Re: [SG16-Unicode] P1689: Encoding of filenames for interchange

From: Tom Honermann <tom_at_[hidden]>
Date: Fri, 6 Sep 2019 13:04:25 -0400
On 9/6/19 8:30 AM, Niall Douglas wrote:
>>> There is no reason why POSIX, or Win32, might not support NUL in
>>> filenames in the future. Especially if C introduces a lengthed string.
>> I disagree that there is no reason. The reason is that supporting this
>> requires all new interfaces. I don't see that happening.
>>
>> A forklift upgrade of the file system apis is not in the realm of
>> possibility, even if C provided a string type that allows embedded nuls.
>> Every program that processes paths is vulnerable to attack with
>> unexpected nuls.

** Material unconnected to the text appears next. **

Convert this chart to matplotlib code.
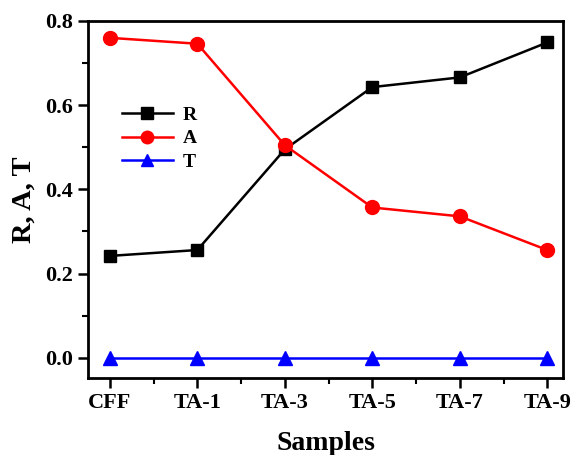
import numpy as np
import matplotlib.pyplot as plt
from matplotlib.ticker import MultipleLocator

plt.rcParams['font.family'] = 'Liberation Serif'
plt.rcParams['font.weight'] = 'bold'

samples = ['CFF', 'TA-1', 'TA-3', 'TA-5', 'TA-7', 'TA-9']
R = [0.242, 0.256, 0.495, 0.643, 0.666, 0.749]
A = [0.760, 0.746, 0.505, 0.357, 0.336, 0.256]
T = [0.0, 0.0, 0.0, 0.0, 0.0, 0.0]

x = np.arange(len(samples))

fig = plt.figure(figsize=(5.71, 4.55), dpi=100)
ax = fig.add_axes([88/571, 1-378/455, (563-88)/571, (378-21)/455])

ax.plot(x, R, color='black', marker='s', ms=9, lw=1.8, label='R')
ax.plot(x, A, color='red', marker='o', ms=10, lw=1.8, label='A')
ax.plot(x, T, color='blue', marker='^', ms=10, lw=1.8, label='T')

ax.set_xlim(-0.25, 5.18)
ax.set_ylim(-0.048, 0.8)
ax.set_xticks(x)
ax.set_xticklabels(samples)
ax.xaxis.set_minor_locator(MultipleLocator(0.5))
ax.yaxis.set_major_locator(MultipleLocator(0.2))
ax.yaxis.set_minor_locator(MultipleLocator(0.1))
ax.yaxis.set_major_formatter(plt.FormatStrFormatter('%.1f'))
ax.tick_params(which='major', direction='out', length=7, width=1.8, labelsize=16, pad=4)
ax.tick_params(which='minor', direction='out', length=4, width=1.5)
for s in ax.spines.values():
    s.set_linewidth(2)

ax.set_xlabel('Samples', fontsize=20, fontweight='bold', labelpad=13)
ax.set_ylabel('R, A, T', fontsize=20.5, fontweight='bold', labelpad=6)

ax.legend(loc='upper left', bbox_to_anchor=(0.035, 0.81), frameon=False,
          prop={'size': 14, 'weight': 'bold'}, handlelength=2.6, labelspacing=0.3,
          handletextpad=0.5, markerscale=0.9)

fig.savefig('out.png', dpi=100)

Even if POSIX provided APIs it would be fantastically
>> unlikely that vendors would allow their customers to be broken that way,
>> because the old APIs can't be turned off.
> POSIX already allows NUL to appear in paths returned by the OS. This is
> because POSIX code must be a *taker* when it comes to paths supplied by
> others e.g. by other systems, or filing systems, where NUL in path
> components is legal.
Can you please provide a link to some documentation of a filesystem that
allows NUL in path components? I don't mean an it-happens-to-work-on-X
reference, but documentation that states, yes, NUL characters are
supported. I'm sorry to ask, but having sat in on some Austin Group
meetings and observed POSIX implementor complaints about characters that
are problematic in path components (e.g., CR/LF), but would be much less
problematic than NUL, combined with the Austin Group's general
reluctance to standardize anything that isn't wide spread existing
practice, I find it extremely unlikely that the Austin Group would
approve of NUL or '/' characters in path components. But I haven't sat
in on any Austin Group meetings in many years, so perhaps things have
changed.
>
> POSIX bans NUL appearing within paths supplied *to* the OS. And nobody
> is suggesting that the default would change in the future here, just
> that say that open() when fed a string view might gain a flag
> O_BINARYPATH which means that the path supplied is some array of bits
> without character interpretation, so '/' and NUL can appear in it.
>
> Quite a few filing systems already implement this using proprietary
> APIs, because it's very useful. NTFS and ZFS come immediately to mind.
> The ability to support this from standard POSIX code is desirable, and I
> and others are trying to get that over the line, and into standards.
Ok, you mention NTFS and ZFS here, can you provide some links to their
documentation that describes this?
>
> Perhaps what you are not considering is that future storage devices will
> expose their internal key-value stores to the host? Some are already
> available on the market. We'd like to efficiently support those from
> standard code. They offer path-based lookup with performance orders of
> magnitude faster than existing path lookup. Such storage would be
> particularly suitable for build systems, which would create a "lookup
> realm", and fire objects into that realm each with a binary identifier.
> Entire realms can be efficiently cloned, or deleted. It's much faster
> than text-path-based filesystem build artefact stores, because you can
> avoid a kernel transition most of the time, userspace talks directly to
> the storage device.
I admit that this is something I have little exposure to.
>
> Getting back to the OP's original question, I repeat once again, they
> are best storing both the raw byte edition AND a UTF8-attempt at
> conversion, try the raw byte array first, if unfound try the UTF8
> edition converted to the local native filesystem encoding. It's the only
> sensible approach.

I think I agree here. The fallback to the UTF-8 encoded name may
succeed in some cases when the raw code units are passed to an
OS/library interface that mutates it before sending it down to the
filesystem (e.g., MSVC's _fopen()). However, this fallback should
probably be disabled if the producer knows that the UTF-8 representation
is not accurate (e.g., contains a substitution character).

Tom.

>
> Niall
> _______________________________________________
> SG16 Unicode mailing list
> Unicode_at_[hidden]
> http://www.open-std.org/mailman/listinfo/unicode

Received on 2019-09-06 19:04:31